Quizá “echar de menos” no es, en todo caso, la expresión exacta. Digamos más bien que son recuerdos hermosos que se quedan para lo que sigue. Hemos aprendido mucho sobre nosotros mismos, en esta odisea. Creo que eso va a impregnar inevitablemente el camino que continúa. Diría que todos tenemos más claro aún eso que tanto me preocupa: que somos personitas, personitas haciendo lo que pueden con lo que hay. Desde ahí, es posible relacionarse con exigencia, pero con indulgencia.
Ahora es hora de salir de la burbuja. Leer de los periódicos algo más que las páginas que nos atañen, retomar las novelas empezadas, ver qué ponen en el cine, llamar a la familia y los amigos y decir que estamos de vuelta. Pasear Madrid lamentando que hemos estado en Barcelona pero no hemos visto el mar.
Al salir al balcón me he dado cuenta de que ya oscurece temprano y la ciudad tiene cara de otoño. He reparado en que mi calendario seguía en la hoja de agosto y no he sabido si reír o si llorar.
Mañana sabremos cómo lo hemos hecho. Es como un examen en diferido. Estamos nerviosos: ¿cómo podría no ser así?

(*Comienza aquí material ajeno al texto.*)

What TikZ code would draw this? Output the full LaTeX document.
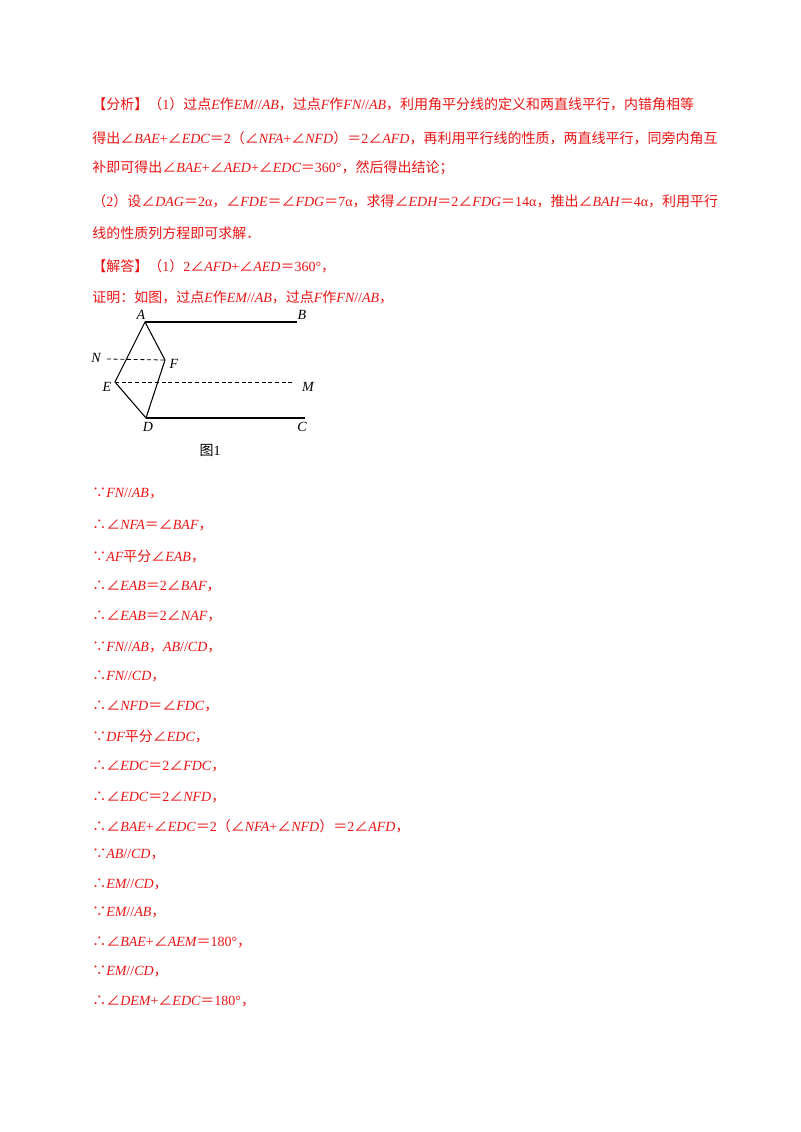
\documentclass[tikz,border=0pt]{standalone}
\usepackage{fontspec}
\setmainfont{Noto Sans CJK SC}
\newfontfamily\lt{Liberation Serif}
\newcommand\I[1]{{\lt\itshape #1}}
\newcommand\R[1]{{\lt #1}}
\definecolor{ink}{RGB}{235,20,20}
\begin{document}
\begin{tikzpicture}[x=0.75pt,y=-0.75pt,
  tl/.style={anchor=west,inner sep=0pt,text=ink,font=\fontsize{10.5}{12}\selectfont},
  lbl/.style={inner sep=0pt,font=\lt\itshape\fontsize{10.5}{12}\selectfont},
  seg/.style={line width=0.8pt},
  dsh/.style={line width=0.6pt,dash pattern=on 3pt off 2pt}]
\useasboundingbox (0,0) rectangle (800,1132);
\node[tl] (l1) at (92,104) {【分析】（\R{1}）过点\I{E}作\I{EM}\R{//}\I{AB}，过点\I{F}作\I{FN}\R{//}\I{AB}，利用角平分线的定义和两直线平行，内错角相等};
\node[tl] (l2) at (92,138) {得出∠\I{BAE}\R{+}∠\I{EDC}＝\R{2}（∠\I{NFA}\R{+}∠\I{NFD}）＝\R{2}∠\I{AFD}，再利用平行线的性质，两直线平行，同旁内角互};
\node[tl] (l3) at (92,168) {补即可得出∠\I{BAE}\R{+}∠\I{AED}\R{+}∠\I{EDC}＝\R{360°}，然后得出结论；};
\node[tl] (l4) at (92,201) {（\R{2}）设∠\I{DAG}＝\R{2α}，∠\I{FDE}＝∠\I{FDG}＝\R{7α}，求得∠\I{EDH}＝\R{2}∠\I{FDG}＝\R{14α}，推出∠\I{BAH}＝\R{4α}，利用平行};
\node[tl] (l5) at (92,233) {线的性质列方程即可求解．};
\node[tl] (l6) at (92,266) {【解答】（\R{1}）\R{2}∠\I{AFD}\R{+}∠\I{AED}＝\R{360°}，};
\node[tl] (l7) at (92,297) {证明：如图，过点\I{E}作\I{EM}\R{//}\I{AB}，过点\I{F}作\I{FN}\R{//}\I{AB}，};
% figure
\coordinate (A) at (145,322); \coordinate (B) at (297,322);
\coordinate (F) at (165,360); \coordinate (E) at (115,382);
\coordinate (D) at (146,418); \coordinate (C) at (305,418);
\coordinate (N0) at (107,359); \coordinate (M0) at (295,382);
\draw[seg] (A) -- (B); \draw[seg] (D) -- (C);
\draw[seg] (A) -- (F) -- (D) -- (E) -- cycle;
\draw[dsh] (N0) -- (F); \draw[dsh] (E) -- (M0);
\node[lbl] (lA) at (141,315) {A}; \node[lbl] (lB) at (302,315) {B};
\node[lbl] (lN) at (96,358) {N}; \node[lbl] (lF) at (174,364) {F};
\node[lbl] (lE) at (107,387) {E}; \node[lbl] (lM) at (308,387) {M};
\node[lbl] (lD) at (148,427) {D}; \node[lbl] (lC) at (302,427) {C};
\node[inner sep=0pt,font=\fontsize{10.5}{12}\selectfont] (cap) at (210,450) {图\R{1}};
% proof
\node[tl] (p1) at (92,493) {∵\I{FN}\R{//}\I{AB}，};
\node[tl] (p2) at (92,525) {∴∠\I{NFA}＝∠\I{BAF}，};
\node[tl] (p3) at (92,556) {∵\I{AF}平分∠\I{EAB}，};
\node[tl] (p4) at (92,586) {∴∠\I{EAB}＝\R{2}∠\I{BAF}，};
\node[tl] (p5) at (92,616) {∴∠\I{EAB}＝\R{2}∠\I{NAF}，};
\node[tl] (p6) at (92,647) {∵\I{FN}\R{//}\I{AB}，\I{AB}\R{//}\I{CD}，};
\node[tl] (p7) at (92,676) {∴\I{FN}\R{//}\I{CD}，};
\node[tl] (p8) at (92,706) {∴∠\I{NFD}＝∠\I{FDC}，};
\node[tl] (p9) at (92,736) {∵\I{DF}平分∠\I{EDC}，};
\node[tl] (p10) at (92,766) {∴∠\I{EDC}＝\R{2}∠\I{FDC}，};
\node[tl] (p11) at (92,797) {∴∠\I{EDC}＝\R{2}∠\I{NFD}，};
\node[tl] (p12) at (92,826) {∴∠\I{BAE}\R{+}∠\I{EDC}＝\R{2}（∠\I{NFA}\R{+}∠\I{NFD}）＝\R{2}∠\I{AFD}，};
\node[tl] (p13) at (92,854) {∵\I{AB}\R{//}\I{CD}，};
\node[tl] (p14) at (92,884) {∴\I{EM}\R{//}\I{CD}，};
\node[tl] (p15) at (92,912) {∵\I{EM}\R{//}\I{AB}，};
\node[tl] (p16) at (92,942) {∴∠\I{BAE}\R{+}∠\I{AEM}＝\R{180°}，};
\node[tl] (p17) at (92,971) {∵\I{EM}\R{//}\I{CD}，};
\node[tl] (p18) at (92,1001) {∴∠\I{DEM}\R{+}∠\I{EDC}＝\R{180°}，};
\end{tikzpicture}
\end{document}
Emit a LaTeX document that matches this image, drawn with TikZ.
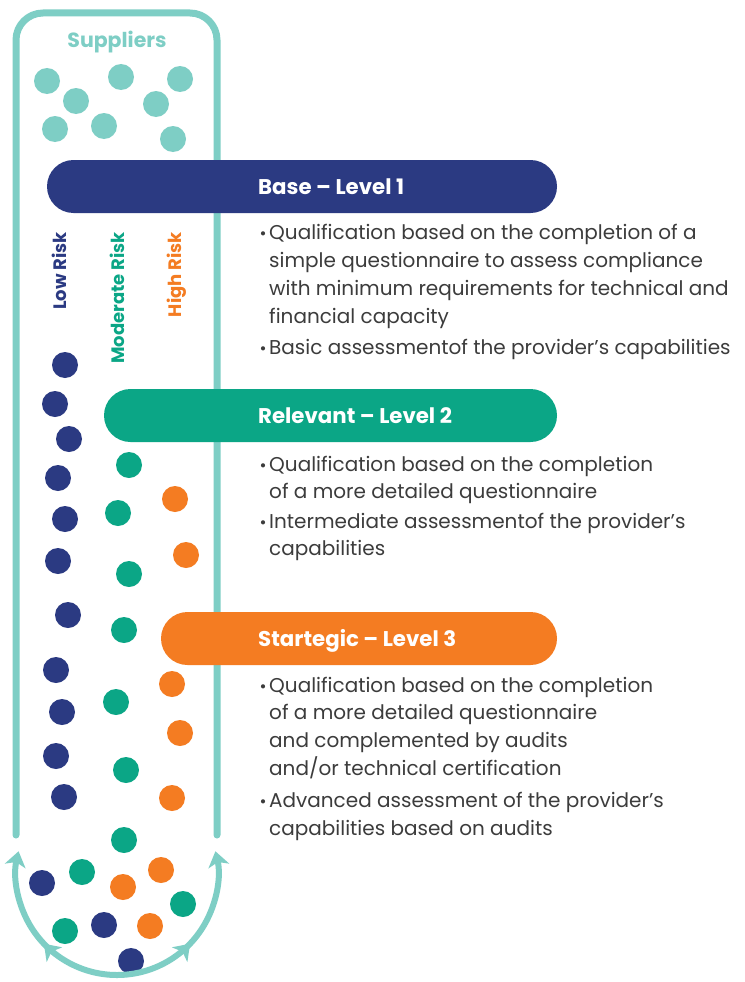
\documentclass[tikz,border=0pt]{standalone}
\usepackage{fontspec}
\setmainfont{Poppins}
\usetikzlibrary{arrows.meta,decorations.markings}
\definecolor{navy}{HTML}{2B3A82}
\definecolor{grn}{HTML}{0BA686}
\definecolor{org}{HTML}{F47C22}
\definecolor{tealc}{HTML}{7ECEC5}
\definecolor{txt}{HTML}{3C3C3C}
\begin{document}
\begin{tikzpicture}[x=1pt,y=1pt,
  dot/.style={circle, minimum size=26pt, inner sep=0pt, draw=none},
  tube/.style={tealc, line width=7pt, line cap=round},
  arcline/.style={tealc, line width=6pt},
  head/.style={anchor=base west, text=white, font=\fontsize{21.3}{24}\selectfont\bfseries, inner sep=0pt},
  body/.style={anchor=base west, text=txt, font=\fontsize{20}{28}\selectfont, inner sep=0pt},
  bul/.style={anchor=base, text=txt, font=\fontsize{17}{28}\selectfont, inner sep=0pt},
  risk/.style={anchor=base east, rotate=90, font=\fontsize{18}{20}\selectfont\bfseries, inner sep=0pt},
]
\fill[white] (0,0) rectangle (744,-982);
\useasboundingbox (0,0) rectangle (744,-982);

% tube
\draw[tube, rounded corners=27pt] (16,-835) -- (16,-13) -- (217,-13) -- (217,-835);
\node[text=tealc, font=\fontsize{20.5}{22}\selectfont\bfseries, inner sep=0pt] (sup) at (117,-42) {Suppliers};

% supplier dots
\foreach \n/\x/\y in {a/47/81,b/76/101,c/121/77,d/180/79,e/156/104,f/55/129,g/104/126,h/173/139}
  \node[dot, fill=tealc] (s\n) at (\x,-\y) {};

% bars
\fill[navy, rounded corners=26.5pt] (47,-160) rectangle (557,-213);
\node[head] (h1) at (258,-194.5) {Base – Level 1};
\fill[grn, rounded corners=26.5pt] (104,-389) rectangle (557,-442);
\node[head] (h2) at (258,-423.5) {Relevant – Level 2};
\fill[org, rounded corners=26.5pt] (161,-612) rectangle (557,-665);
\node[head] (h3) at (258,-646.5) {Startegic – Level 3};

% risk labels
\node[risk, text=navy] (lr) at (66,-232) {Low Risk};
\node[risk, text=grn] (mr) at (124,-232) {Moderate Risk};
\node[risk, text=org] (hr) at (181,-232) {High Risk};

% navy dots
\foreach \n/\x/\y in {1/65/365,2/55/404,3/69/439,4/58/478,5/65/519,6/58/561,7/68/615,8/56/670,9/62/712,10/56/756,11/64/797,12/42/883,13/104/925,14/131/961}
  \node[dot, fill=navy] (n\n) at (\x,-\y) {};
% green dots
\foreach \n/\x/\y in {1/129/465,2/118/513,3/129/574,4/124/630,5/116/702,6/126/770,7/124/840,8/82/872,9/183/904,10/65/931}
  \node[dot, fill=grn] (g\n) at (\x,-\y) {};
% orange dots
\foreach \n/\x/\y in {1/175/499,2/186/555,3/172/684,4/180/733,5/172/798,6/161/870,7/123/887,8/150/926}
  \node[dot, fill=org] (o\n) at (\x,-\y) {};

% bottom arcs
\coordinate (bot) at (117,-975);
\draw[arcline, -{Stealth[length=15pt,width=21pt,inset=4pt]}, postaction={decorate},
  decoration={markings, mark=at position 0.45 with {\arrow{Stealth[length=15pt,width=21pt,inset=4pt]}}}]
  (bot) arc[start angle=270, end angle=167, radius=101];
\draw[arcline, -{Stealth[length=15pt,width=21pt,inset=4pt]}, postaction={decorate},
  decoration={markings, mark=at position 0.45 with {\arrow{Stealth[length=15pt,width=21pt,inset=4pt]}}}]
  (bot) arc[start angle=270, end angle=373, radius=101];

% text block 1
\node[bul] (b11) at (263,-239) {•};
\node[body] (t11) at (269,-239) {Qualification based on the completion of a};
\node[body] (t12) at (269,-267) {simple questionnaire to assess compliance};
\node[body] (t13) at (269,-295) {with minimum requirements for technical and};
\node[body] (t14) at (269,-323) {financial capacity};
\node[bul] (b12) at (263,-354) {•};
\node[body] (t15) at (269,-354) {Basic assessmentof the provider’s capabilities};

% text block 2
\node[bul] (b21) at (263,-471) {•};
\node[body] (t21) at (269,-471) {Qualification based on the completion};
\node[body] (t22) at (269,-498) {of a more detailed questionnaire};
\node[bul] (b22) at (263,-528) {•};
\node[body] (t23) at (269,-528) {Intermediate assessmentof the provider’s};
\node[body] (t24) at (269,-555) {capabilities};

% text block 3
\node[bul] (b31) at (263,-692) {•};
\node[body] (t31) at (269,-692) {Qualification based on the completion};
\node[body] (t32) at (269,-719) {of a more detailed questionnaire};
\node[body] (t33) at (269,-747) {and complemented by audits};
\node[body] (t34) at (269,-775) {and/or technical certification};
\node[bul] (b32) at (263,-807) {•};
\node[body] (t35) at (269,-807) {Advanced assessment of the provider’s};
\node[body] (t36) at (269,-835) {capabilities based on audits};
\end{tikzpicture}
\end{document}
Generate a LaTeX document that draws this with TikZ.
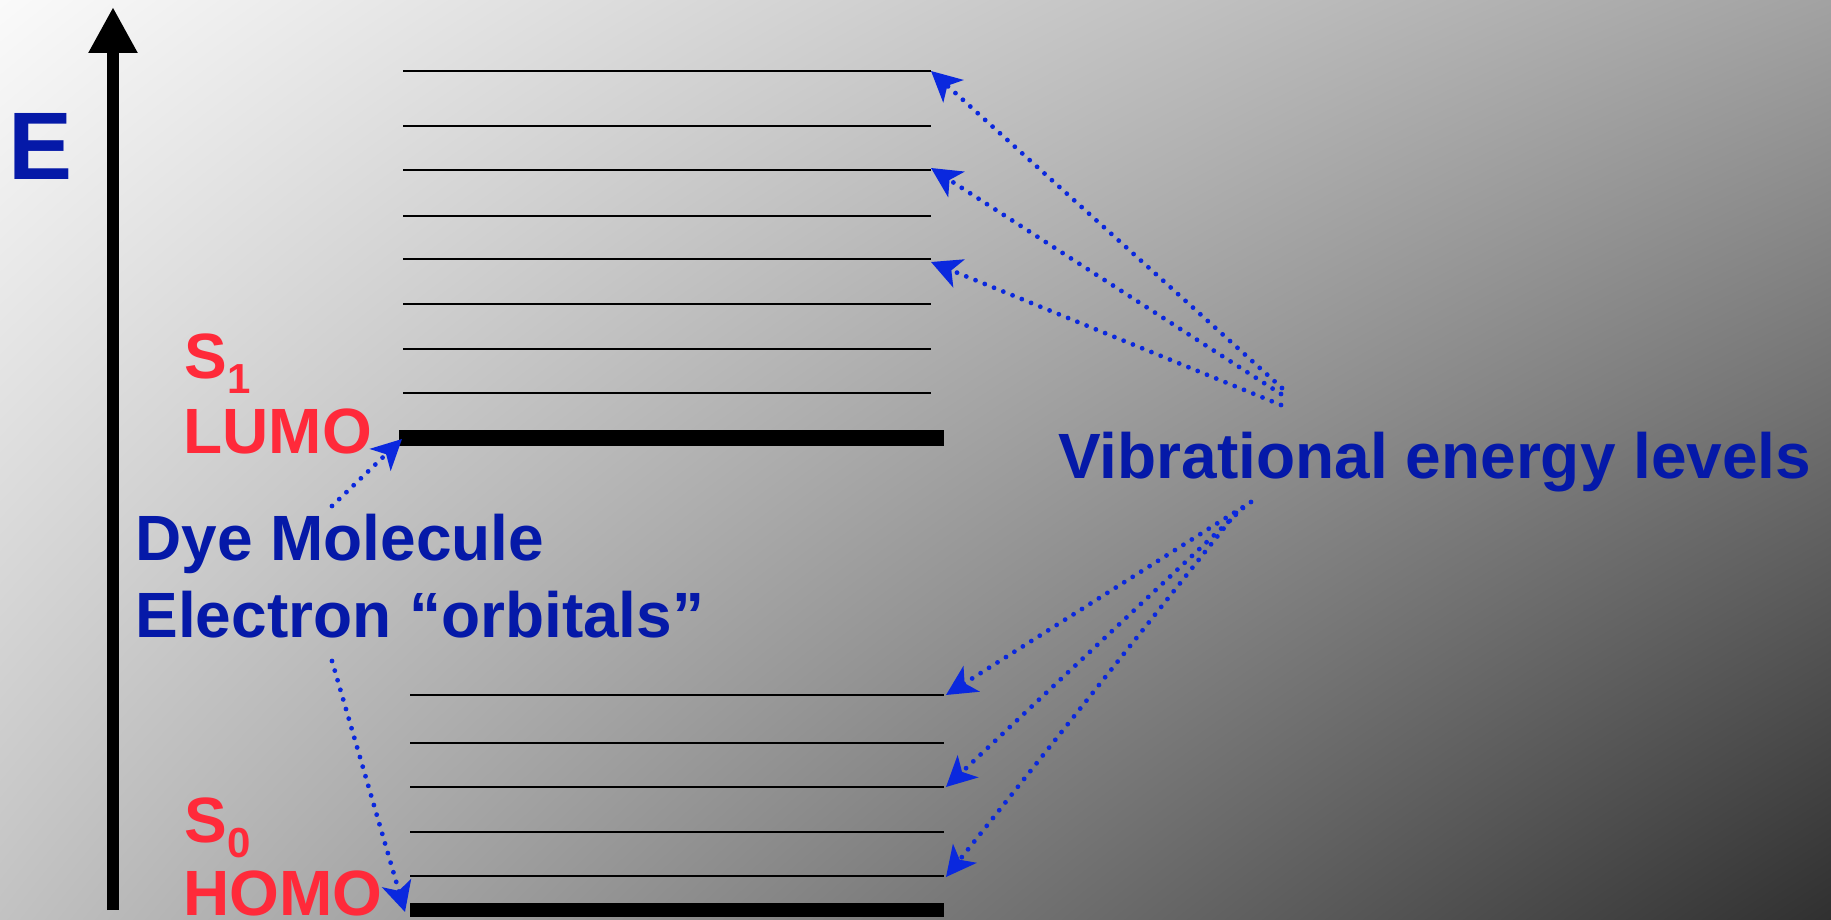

Y luego, el lunes, continuamos. En Cataluña habrá mucho trabajo pero ya no es nuestro turno, aunque permanezcamos cerca.
Aquí, el reloj empieza a contar de nuevo. Quedan 84 días para las elecciones generales y hay muchísimo por hacer.
(Nota:
Escribir este diario, por cierto, cumplió con la misión que le auguraba. Cada día, un momento para parar el balón, para pensar desde una misma, para compartir vivencias.
Queda mucho viaje, así que os seguiré contando, de distintas maneras. Por ahora me tomo un descansito, pero pronto nos leemos otra vez.
Gracias por estar al otro lado).
(Foto: Flickr Catalunya Si Que Es Pot, Georgie Uris)
Muchas gracias a ti por compartirte. Ha sido un placer leerte despacito. No dejes de escribir poesía, eh? Que tienes muchos fans en esa cara del poliedro también 😉
Siempre leyendo con atención, a través de los años… Unas de esas gracias por estar al otro lado llevan mucho tiempo siendo para ti!
Tranquilo, que dejar de escribir poesía yo croe que es sencillamente imposible Un abrazo!